«Con ispirito e ragione», scrisse nel 1600 Fra Antonio di Guevara, Vescovo di Mondognedo, ad un signore suo amico «guardatevi da quei giudici giovani, pazzi, arditi, temerari e sanguinolenti, i quali, perché arrivi nella corte la loro fama, e che di là venga affidato loro qualche governo, fanno mille crudeltà nelle vostre terre, di tal maniera che vi sarà più da rimediare per gli spropositi che fanno, che per le colpe che i vassalli commettono» (Bettino Craxi).
Antonio Di Pietro è convinto di poter diventare il sindaco di Milano. Lo ha detto in un’intervista al Corriere della Sera. «Milano non è cambiata dagli anni in cui ero in Procura. E quindi mi candido a fare il sindaco». Povero Tonino. Ormai ai margini della scena politica, cerca di tornare a vestire i panni che gli hanno consentito di calcarla. La corruzione, spiega, è tale quale ad allora, «l’unica differenza è che oggi (le associazioni di imprese, ndr) sono più sofisticate e hanno ingegnerizzato il sistema».
E lo stesso Corriere della Sera, che oggi lo intervista beffardo relegandolo nello scantinato di pagina 13, fu lo stesso giornale che in quegli stessi anni stampò nero su bianco giudizi di questo tipo: «Errabondo come Ulisse, infaticabile come Gulliver, riverito come Marco Polo, sentimentale come Laurence Sterne. C’è un viaggiatore in più nella leggenda, Antonio Di Pietro. I suoi spostamenti in giro per il mondo, da un paio di anni a questa parte, sono seguiti nei cinque continenti come le missioni pastorali del Papa». E ancora: «L’uomo che ha disfatto l’Italia del basso Impero ora è il più fervido, patriottico apostolo del suo riscatto. Mentre a casa incide ancora, senza anestesie, le deformità del sistema, all’estero Di Pietro ricostruisce come un chirurgo plastico il volto armonioso e rassicurante della penisola. Dall’Australia ad Hong Kong, via Stoccarda, da New York al Lussemburgo via Madrid, il giudice itinerante traccia la rotta di una nuova reputazione italiana, diffonde ottimismo, semina fiducia, calamita consensi su quel gigantesco cantiere a forma di stivale che si allunga nel Mediterraneo».

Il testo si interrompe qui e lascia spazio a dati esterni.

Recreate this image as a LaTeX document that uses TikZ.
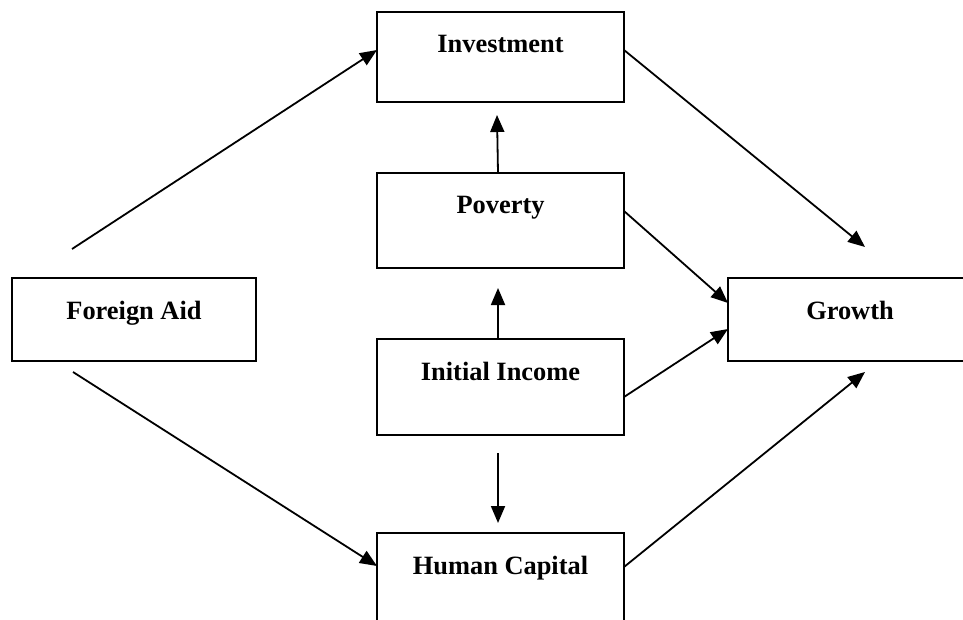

Sono citazioni ricordate da Bettino Craxi nel libro, uscito il mese scorso (Io parlo, e continuerò a parlare, Mondadori), che raccoglie suoi pensieri e appunti, alcuni inediti, stesi tra il 1994 e la sua morte, il 19 gennaio 2000. Craxi in esilio ad Hammamet; Di Pietro a far politica con la sinistra, a fondare partiti, a sedere su poltrone ministeriali. Ma per tutto quel periodo gli scritti di Craxi circolarono in Italia in forma quasi semiclandestina su pochi fogli d’ispirazione socialista, per lo più finendo, come egli stesso scrisse, «inesorabilmente nei cestini della carta delle redazioni dei giornali».
Ma rileggere oggi quelle chiose a margine di tanti avvenimenti della storia italiana (ce ne è sul caso Moro, Ustica, processo Sme, Tangentopoli) e sui suoi protagonisti (Andreotti, Napolitano, Prodi, D’Alema, Berlusconi, Fini, Amato, Cossiga, il pool di Mani Pulite) sorprende il lettore per la capacità di analisi e di preveggenza dell’ex leader del Garofano. Soprattutto perché aveva compreso che la sua vicenda personale non era solo una dolorosa vicenda intima, ma la premonizione di ciò che sarebbe accaduto. Prima a lui e poi, come per contagio, a tutti gli altri, divorati essi stessi dal ricatto moralistico su cui è nata la Seconda Repubblica che, eliminati i partiti, ha lasciato che la “cosa pubblica” non finisse in “mani pulite”, ma in quelle di clan senza più ideali né bandiere, perennemente sotto scacco di nuclei della magistratura e dell’informazione.